Wednesday, 1 September 2010

PPE and the British Political Class

A lovely story over at the BBC today runs to the effect that taking a degree in Politics, Philosophy and Economics at Oxford is something of a requirement for political leaders here in the UK. The evidence cited for this claim is that six members of the current cabinet did so as did three of the current candidates for leadership of the Labour Party along with four previous cabinet members not running in the race. A second strand of evidence is to the effect that of the six hundred or so current members of parliament there are 35 who studied the course and that 2 previous Prime Ministers took it.
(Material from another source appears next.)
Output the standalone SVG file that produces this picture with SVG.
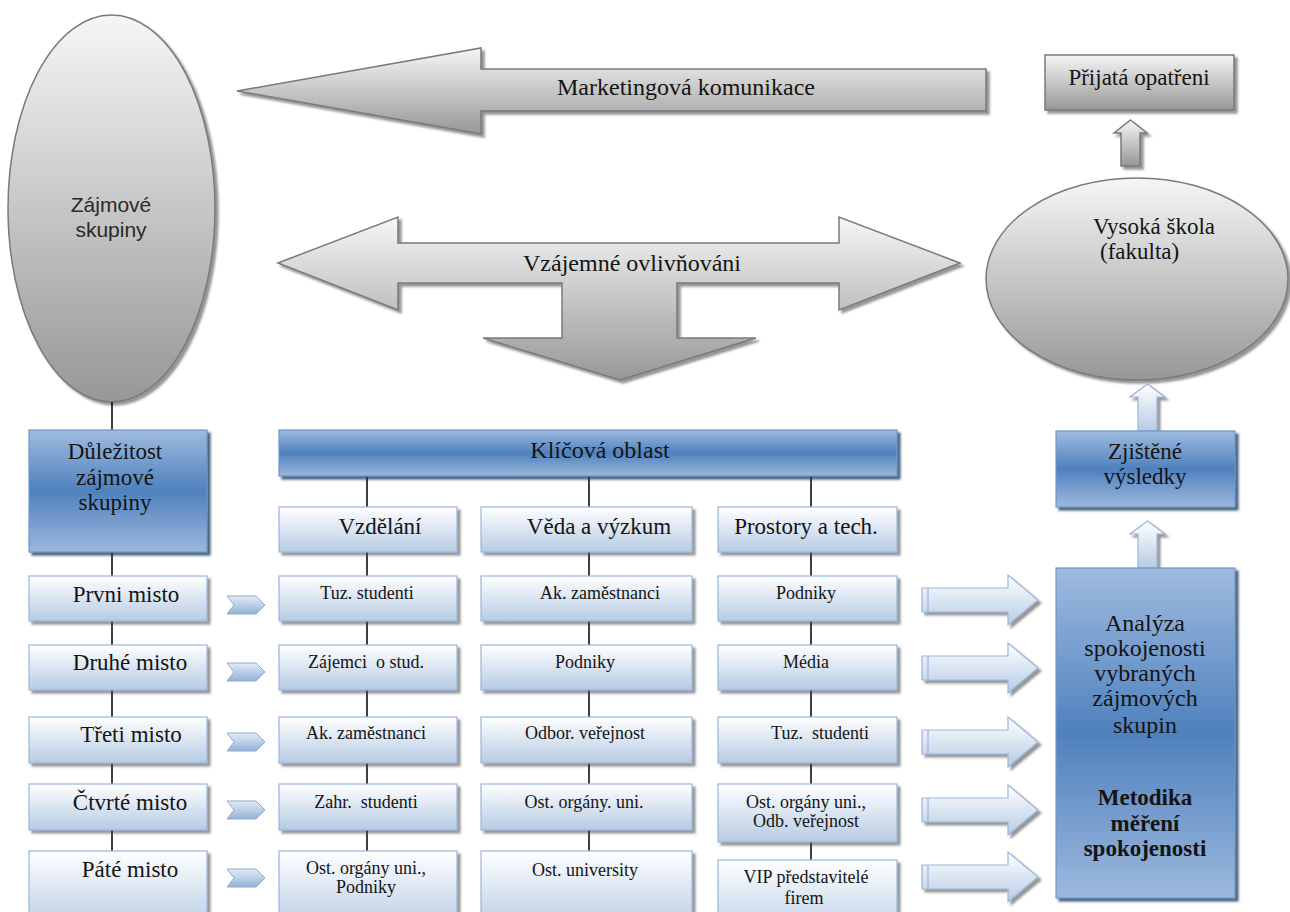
<svg xmlns="http://www.w3.org/2000/svg" width="1290" height="912" viewBox="0 0 1290 912">
<defs>
<linearGradient id="gGray" x1="0" y1="0" x2="0" y2="1"><stop offset="0" stop-color="#f6f6f6"/><stop offset="1" stop-color="#979797"/></linearGradient>
<linearGradient id="gBlue" x1="0" y1="0" x2="0" y2="1"><stop offset="0" stop-color="#9fbbe0"/><stop offset="0.5" stop-color="#4f81bd"/><stop offset="1" stop-color="#9cb8de"/></linearGradient>
<linearGradient id="gLight" x1="0" y1="0" x2="0" y2="1"><stop offset="0" stop-color="#ffffff"/><stop offset="1" stop-color="#b6cbe4"/></linearGradient>
<linearGradient id="gChev" x1="0" y1="0" x2="0" y2="1"><stop offset="0" stop-color="#e4ecf6"/><stop offset="1" stop-color="#93b1d6"/></linearGradient>
<filter id="sh" x="-10%" y="-10%" width="130%" height="130%"><feDropShadow dx="3" dy="3" stdDeviation="1.2" flood-color="#404040" flood-opacity="0.55"/></filter>
<filter id="shB" x="-10%" y="-10%" width="130%" height="130%"><feDropShadow dx="3" dy="3" stdDeviation="1" flood-color="#1f3a5e" flood-opacity="0.8"/></filter>
</defs>
<style>
.gray{fill:url(#gGray);stroke:#7a7a7a;stroke-width:1.5;filter:url(#sh)}
.blue{fill:url(#gBlue);stroke:#6f95c8;stroke-width:1.2;filter:url(#shB)}
.light{fill:url(#gLight);stroke:#9ab5d9;stroke-width:1.2;filter:url(#sh)}
.chev{fill:url(#gChev);stroke:#8eaad0;stroke-width:1}
.rarr{fill:url(#gLight);stroke:#9ab5d9;stroke-width:1.2;filter:url(#sh)}
.t{font-family:"Liberation Serif","Times New Roman",serif;fill:#141414;text-anchor:middle}
.ts{font-family:"Liberation Serif","Times New Roman",serif;fill:#141414;text-anchor:start}
.s{font-family:"Liberation Sans",Arial,sans-serif;fill:#2a2a2a;text-anchor:middle}
.f23{font-size:23px}.f24{font-size:24px}.f18{font-size:18px}
.b{font-weight:bold}
.conn line{stroke:#000;stroke-width:1.5}
.stripe{stroke:#9ab5d9;stroke-width:1.2}
</style>
<rect width="1290" height="912" fill="#ffffff"/>

<g id="zajmove-skupiny">
<ellipse class="gray" cx="111.5" cy="208.5" rx="103.5" ry="193.5"/>
<text class="s" x="111" y="212" font-size="21">Zájmové</text>
<text class="s" x="111" y="237" font-size="21">skupiny</text>
</g>

<g id="marketing">
<polygon class="gray" points="237,91 481,48 481,69 986,69 986,111 481,111 481,134"/>
<text class="t f24" x="686" y="95">Marketingová komunikace</text>
</g>

<g id="vzajemne">
<polygon class="gray" points="278,263 398,217 398,243 839,243 839,217 960,263 839,310 839,283 677,283 677,338 756,338 620,380 483,338 562,338 562,283 398,283 398,310"/>
<text class="t f24" x="632" y="271">Vzájemné ovlivňováni</text>
</g>

<g id="prijata">
<rect class="gray" x="1045" y="55" width="189" height="55"/>
<text class="t f23" x="1139" y="85">Přijatá opatřeni</text>
</g>

<g id="up-gray">
<polygon class="gray" points="1130.5,120 1147,133 1140,133 1140,166 1121,166 1121,133 1114,133"/>
</g>

<g id="vysoka-skola">
<ellipse class="gray" cx="1137" cy="279" rx="151" ry="101"/>
<text class="ts f23" x="1093" y="234">Vysoká škola</text>
<text class="ts f23" x="1100" y="259">(fakulta)</text>
</g>

<g class="conn" id="connectors">
<line x1="112" y1="402" x2="112" y2="430"/>
<line x1="112" y1="552" x2="112" y2="576"/>
<line x1="112" y1="621" x2="112" y2="645"/>
<line x1="112" y1="690" x2="112" y2="717"/>
<line x1="112" y1="763" x2="112" y2="784"/>
<line x1="112" y1="830" x2="112" y2="851"/>
<line x1="367" y1="476" x2="367" y2="507"/>
<line x1="367" y1="552" x2="367" y2="576"/>
<line x1="367" y1="621" x2="367" y2="645"/>
<line x1="367" y1="690" x2="367" y2="717"/>
<line x1="367" y1="763" x2="367" y2="784"/>
<line x1="367" y1="830" x2="367" y2="851"/>
<line x1="589" y1="476" x2="589" y2="507"/>
<line x1="589" y1="552" x2="589" y2="576"/>
<line x1="589" y1="621" x2="589" y2="645"/>
<line x1="589" y1="690" x2="589" y2="717"/>
<line x1="589" y1="763" x2="589" y2="784"/>
<line x1="589" y1="830" x2="589" y2="851"/>
<line x1="811" y1="476" x2="811" y2="507"/>
<line x1="811" y1="552" x2="811" y2="576"/>
<line x1="811" y1="621" x2="811" y2="645"/>
<line x1="811" y1="690" x2="811" y2="717"/>
<line x1="811" y1="763" x2="811" y2="784"/>
<line x1="811" y1="842" x2="811" y2="860"/>
</g>

<g id="dulezitost">
<rect class="blue" x="29" y="430" width="178" height="122"/>
<text class="t f23" x="115" y="459">Důležitost</text>
<text class="t f23" x="115" y="485">zájmové</text>
<text class="t f23" x="115" y="510">skupiny</text>
</g>

<g id="klicova">
<rect class="blue" x="279" y="430" width="618" height="46"/>
<text class="t f24" x="600" y="458">Klíčová oblast</text>
</g>

<g id="vzdelani"><rect class="light" x="279" y="507" width="178" height="45"/><text class="t f23" x="380" y="534">Vzdělání</text></g>
<g id="veda"><rect class="light" x="481" y="507" width="211" height="45"/><text class="t f23" x="599" y="534">Věda a výzkum</text></g>
<g id="prostory"><rect class="light" x="718" y="507" width="179" height="45"/><text class="t f23" x="806" y="534">Prostory a tech.</text></g>

<g id="misto1"><rect class="light" x="29" y="576" width="178" height="45"/><text class="t f23" x="126" y="602">Prvni misto</text></g>
<g id="misto2"><rect class="light" x="29" y="645" width="178" height="45"/><text class="t f23" x="130" y="670">Druhé misto</text></g>
<g id="misto3"><rect class="light" x="29" y="717" width="178" height="46"/><text class="t f23" x="131" y="742">Třeti misto</text></g>
<g id="misto4"><rect class="light" x="29" y="784" width="178" height="46"/><text class="t f23" x="130" y="810">Čtvrté misto</text></g>
<g id="misto5"><rect class="light" x="29" y="851" width="178" height="80"/><text class="t f23" x="130" y="877">Páté misto</text></g>

<g id="c1r1"><rect class="light" x="279" y="576" width="178" height="45"/><text class="t f18" x="367" y="599">Tuz. studenti</text></g>
<g id="c1r2"><rect class="light" x="279" y="645" width="178" height="45"/><text class="t f18" x="366" y="668" xml:space="preserve">Zájemci  o stud.</text></g>
<g id="c1r3"><rect class="light" x="279" y="717" width="178" height="46"/><text class="t f18" x="366" y="739">Ak. zaměstnanci</text></g>
<g id="c1r4"><rect class="light" x="279" y="784" width="178" height="46"/><text class="t f18" x="366" y="808" xml:space="preserve">Zahr.  studenti</text></g>
<g id="c1r5"><rect class="light" x="279" y="851" width="178" height="80"/><text class="t f18" x="366" y="874">Ost. orgány uni.,</text><text class="t f18" x="366" y="893">Podniky</text></g>

<g id="c2r1"><rect class="light" x="481" y="576" width="211" height="45"/><text class="t f18" x="600" y="599">Ak. zaměstnanci</text></g>
<g id="c2r2"><rect class="light" x="481" y="645" width="211" height="45"/><text class="t f18" x="585" y="668">Podniky</text></g>
<g id="c2r3"><rect class="light" x="481" y="717" width="211" height="46"/><text class="t f18" x="585" y="739">Odbor. veřejnost</text></g>
<g id="c2r4"><rect class="light" x="481" y="784" width="211" height="46"/><text class="t f18" x="584" y="808">Ost. orgány. uni.</text></g>
<g id="c2r5"><rect class="light" x="481" y="851" width="211" height="80"/><text class="t f18" x="585" y="876">Ost. university</text></g>

<g id="c3r1"><rect class="light" x="718" y="576" width="179" height="45"/><text class="t f18" x="806" y="599">Podniky</text></g>
<g id="c3r2"><rect class="light" x="718" y="645" width="179" height="45"/><text class="t f18" x="806" y="668">Média</text></g>
<g id="c3r3"><rect class="light" x="718" y="717" width="179" height="46"/><text class="t f18" x="820" y="739" xml:space="preserve">Tuz.  studenti</text></g>
<g id="c3r4"><rect class="light" x="718" y="784" width="179" height="58"/><text class="t f18" x="806" y="808">Ost. orgány uni.,</text><text class="t f18" x="806" y="827">Odb. veřejnost</text></g>
<g id="c3r5"><rect class="light" x="718" y="860" width="179" height="80"/><text class="t f18" x="806" y="883">VIP představitelé</text><text class="t f18" x="804" y="904">firem</text></g>

<g id="chevrons">
<polygon class="chev" points="227,596 256,596 265,605 256,614 227,614 234,605"/>
<polygon class="chev" points="227,663 256,663 265,672 256,681 227,681 234,672"/>
<polygon class="chev" points="227,733 256,733 265,742 256,751 227,751 234,742"/>
<polygon class="chev" points="227,801 256,801 265,810 256,819 227,819 234,810"/>
<polygon class="chev" points="227,869 256,869 265,878 256,887 227,887 234,878"/>
</g>

<g id="right-arrows">
<polygon class="rarr" points="922,588 1008,588 1008,575 1038,600 1008,625 1008,612 922,612"/>
<line class="stripe" x1="928" y1="588" x2="928" y2="612"/>
<polygon class="rarr" points="922,656 1008,656 1008,643 1038,668 1008,693 1008,680 922,680"/>
<line class="stripe" x1="928" y1="656" x2="928" y2="680"/>
<polygon class="rarr" points="922,730 1008,730 1008,717 1038,742 1008,767 1008,754 922,754"/>
<line class="stripe" x1="928" y1="730" x2="928" y2="754"/>
<polygon class="rarr" points="922,798 1008,798 1008,785 1038,810 1008,835 1008,822 922,822"/>
<line class="stripe" x1="928" y1="798" x2="928" y2="822"/>
<polygon class="rarr" points="922,865 1008,865 1008,852 1038,877 1008,902 1008,889 922,889"/>
<line class="stripe" x1="928" y1="865" x2="928" y2="889"/>
</g>

<g id="up-blue">
<polygon class="rarr" points="1147.5,384 1165,397 1157,397 1157,431 1138,431 1138,397 1130,397"/>
<polygon class="rarr" points="1147.5,521 1165,534 1157,534 1157,568 1138,568 1138,534 1130,534"/>
</g>

<g id="zjistene">
<rect class="blue" x="1056" y="431" width="179" height="76"/>
<text class="t f23" x="1145" y="459">Zjištěné</text>
<text class="t f23" x="1145" y="484">výsledky</text>
</g>

<g id="analyza">
<rect class="blue" x="1056" y="568" width="179" height="330"/>
<text class="t f24" x="1145" y="631">Analýza</text>
<text class="t f24" x="1145" y="656">spokojenosti</text>
<text class="t f24" x="1145" y="681">vybraných</text>
<text class="t f24" x="1145" y="706">zájmových</text>
<text class="t f24" x="1145" y="733">skupin</text>
<text class="t f23 b" x="1145" y="805">Metodika</text>
<text class="t f23 b" x="1145" y="831">měření</text>
<text class="t f23 b" x="1145" y="856">spokojenosti</text>
</g>
</svg>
Initially this evidence looks impressive though what it shows is less than it seems. It is not in itself news that many members of parliament, of all parties, took degrees at Oxford or that the general political class have mainly studied humanities and social science courses rather than the "vocational" ones they tend to recommend for everyone else and which themselves have less economic rationale than they tend to claim. It is also not discussed in the BBC story which options the politicians cited stay with since it is necessary on the course to drop one of the three options at the end of the first year. This would have been interesting to have some sense of. Do they drop economics as seemed to be normal when I taught on this course and could this help to explain a number of poor government decisions? Do they drop philosophy, something which might explain the poor political theories that abound amongst politicians? Or would they even - gasp!- drop politics?
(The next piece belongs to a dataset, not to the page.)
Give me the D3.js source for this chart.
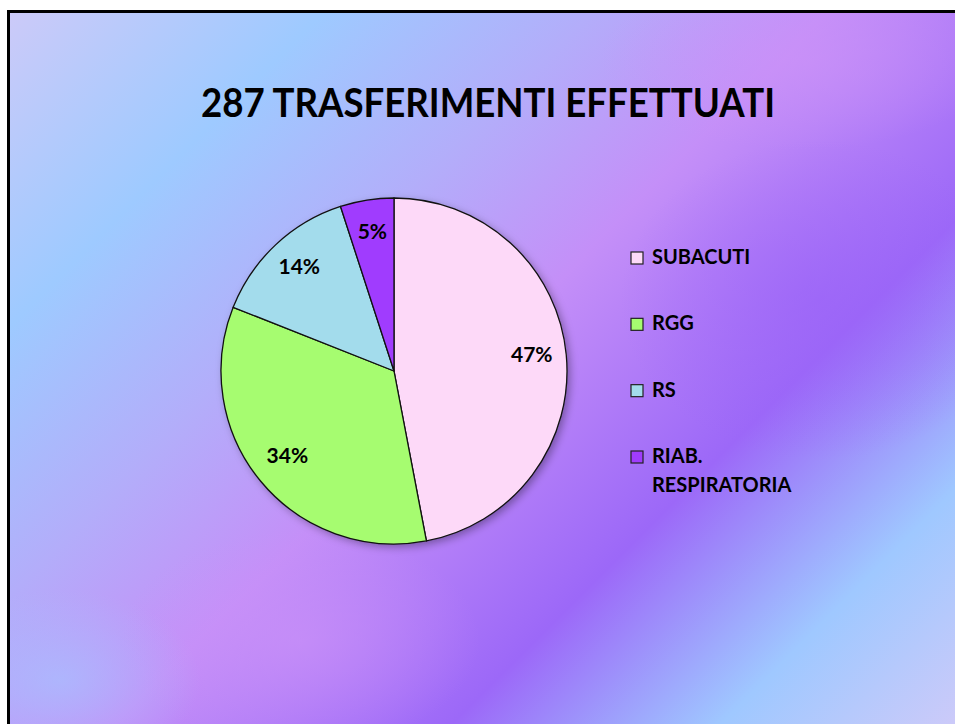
<!DOCTYPE html>
<html>
<head>
<meta charset="utf-8">
<script src="https://cdn.jsdelivr.net/npm/d3@7"></script>
<style>
  html, body { margin: 0; padding: 0; background: #fff; }
  svg { display: block; }
  text { font-family: Lato, "Open Sans", sans-serif; font-weight: 700; fill: #000; }
</style>
</head>
<body>
<svg id="chart"></svg>
<script>
'use strict';

// ── Data ─────────────────────────────────────────────────────
const TITLE      = '287 TRASFERIMENTI EFFETTUATI';
const CATEGORIES = ['SUBACUTI', 'RGG', 'RS', 'RIAB. RESPIRATORIA'];
const LEGEND_LINES = [['SUBACUTI'], ['RGG'], ['RS'], ['RIAB.', 'RESPIRATORIA']];
const PERCENTS   = [47, 34, 14, 5];
const COLORS     = ['#fdd9f8', '#a6fc70', '#a3dcec', '#a03cfe'];

const W = 955, H = 724;
const CX = 394, CY = 371, R = 173;

const svg = d3.select('#chart').attr('width', W).attr('height', H);
const defs = svg.append('defs');

// ── Background ───────────────────────────────────────────────
defs.append('clipPath').attr('id', 'slide')
  .append('rect').attr('x', 7).attr('y', 10).attr('width', W).attr('height', H);

const bg = defs.append('linearGradient').attr('id', 'bg')
  .attr('gradientUnits', 'userSpaceOnUse')
  .attr('x1', 0).attr('y1', 0).attr('x2', 840).attr('y2', 840);
[[0, '#cfcaf8'], [0.2, '#9ecaff'], [0.36, '#b3adfa'], [0.5, '#c48ff8'],
 [0.7, '#9c68f8'], [0.86, '#9fc8ff'], [1, '#cccaf9']]
  .forEach(([o, c]) => bg.append('stop').attr('offset', o).attr('stop-color', c));

const blob = defs.append('radialGradient').attr('id', 'blob');
blob.append('stop').attr('offset', 0).attr('stop-color', '#9a62f8').attr('stop-opacity', 0.55);
blob.append('stop').attr('offset', 1).attr('stop-color', '#9a62f8').attr('stop-opacity', 0);

const blob2 = defs.append('radialGradient').attr('id', 'blob2');
blob2.append('stop').attr('offset', 0).attr('stop-color', '#cc92f8').attr('stop-opacity', 0.6);
blob2.append('stop').attr('offset', 1).attr('stop-color', '#cc92f8').attr('stop-opacity', 0);

const blob3 = defs.append('radialGradient').attr('id', 'blob3');
blob3.append('stop').attr('offset', 0).attr('stop-color', '#a8c0ff').attr('stop-opacity', 0.7);
blob3.append('stop').attr('offset', 1).attr('stop-color', '#a8c0ff').attr('stop-opacity', 0);

const bgG = svg.append('g').attr('clip-path', 'url(#slide)');
bgG.append('rect').attr('x', 7).attr('y', 10).attr('width', W).attr('height', H)
  .attr('fill', 'url(#bg)');
bgG.append('ellipse').attr('cx', 820).attr('cy', 300).attr('rx', 200).attr('ry', 160)
  .attr('fill', 'url(#blob)');
bgG.append('ellipse').attr('cx', 300).attr('cy', 640).attr('rx', 180).attr('ry', 110)
  .attr('fill', 'url(#blob2)');
bgG.append('ellipse').attr('cx', 800).attr('cy', 60).attr('rx', 200).attr('ry', 90)
  .attr('fill', 'url(#blob2)');
bgG.append('ellipse').attr('cx', 60).attr('cy', 680).attr('rx', 140).attr('ry', 90)
  .attr('fill', 'url(#blob3)');

// frame: left + top edges only
svg.append('path').attr('d', `M8.5,${H} V11.5 H${W}`)
  .attr('fill', 'none').attr('stroke', '#000').attr('stroke-width', 3);

// ── Title ────────────────────────────────────────────────────
svg.append('text')
  .attr('x', 488).attr('y', 117)
  .attr('text-anchor', 'middle')
  .attr('font-size', 41)
  .attr('textLength', 574).attr('lengthAdjust', 'spacingAndGlyphs')
  .text(TITLE);

// ── Pie ──────────────────────────────────────────────────────
const shadow = defs.append('filter').attr('id', 'shadow')
  .attr('x', '-20%').attr('y', '-20%').attr('width', '140%').attr('height', '140%');
shadow.append('feDropShadow').attr('dx', 3).attr('dy', 3).attr('stdDeviation', 4)
  .attr('flood-color', '#000').attr('flood-opacity', 0.35);

const color = d3.scaleOrdinal().domain(CATEGORIES).range(COLORS);

const pie = d3.pie().sort(null).value(d => d.value);
const arcs = pie(CATEGORIES.map((c, i) => ({ cat: c, value: PERCENTS[i] })));
const arc = d3.arc().innerRadius(0).outerRadius(R);
const labelArc = d3.arc().innerRadius(R * 0.8).outerRadius(R * 0.8);

const pg = svg.append('g').attr('transform', `translate(${CX},${CY})`);

pg.append('circle').attr('r', R).attr('fill', '#888').attr('filter', 'url(#shadow)');

pg.selectAll('path.slice').data(arcs).join('path')
  .attr('class', 'slice')
  .attr('d', arc)
  .attr('fill', d => color(d.data.cat))
  .attr('stroke', '#111')
  .attr('stroke-width', 1.3)
  .attr('stroke-linejoin', 'round');

pg.selectAll('text.pct').data(arcs).join('text')
  .attr('class', 'pct')
  .attr('transform', d => `translate(${labelArc.centroid(d)})`)
  .attr('text-anchor', 'middle')
  .attr('dy', '0.2em')
  .attr('font-size', 21)
  .text(d => d.data.value + '%');

// ── Legend ───────────────────────────────────────────────────
const leg = svg.append('g').attr('transform', 'translate(631,0)');
const rowY = d3.scalePoint().domain(CATEGORIES).range([264, 463]);

const item = leg.selectAll('g').data(CATEGORIES).join('g')
  .attr('transform', d => `translate(0,${rowY(d)})`);

item.append('rect')
  .attr('x', 0).attr('y', -12).attr('width', 12).attr('height', 12)
  .attr('fill', d => color(d))
  .attr('stroke', '#222').attr('stroke-width', 1.2);

item.append('text')
  .attr('x', 21).attr('font-size', 20)
  .selectAll('tspan').data((d, i) => LEGEND_LINES[i]).join('tspan')
  .attr('x', 21)
  .attr('dy', (d, i) => i === 0 ? 0 : 29)
  .text(d => d);
</script>
</body>
</html>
Fun aside, the story has produced some predictable reactions such as bemoaning the lack of science education of our political leaders, something that plays into the narrative these same leaders like to spin. Surely it would be more interesting to ask why it is that these leaders themselves emphasise qualities in their own education that they later downplay in importance for others? Perhaps it could be that the advantages of studying subjects such as philosophy and economics are things they wish to keep for themselves? Or maybe they really were turned off by rather dull Oxford teachers whose grasp of how to turn students towards philosophical problems was less than we might wish?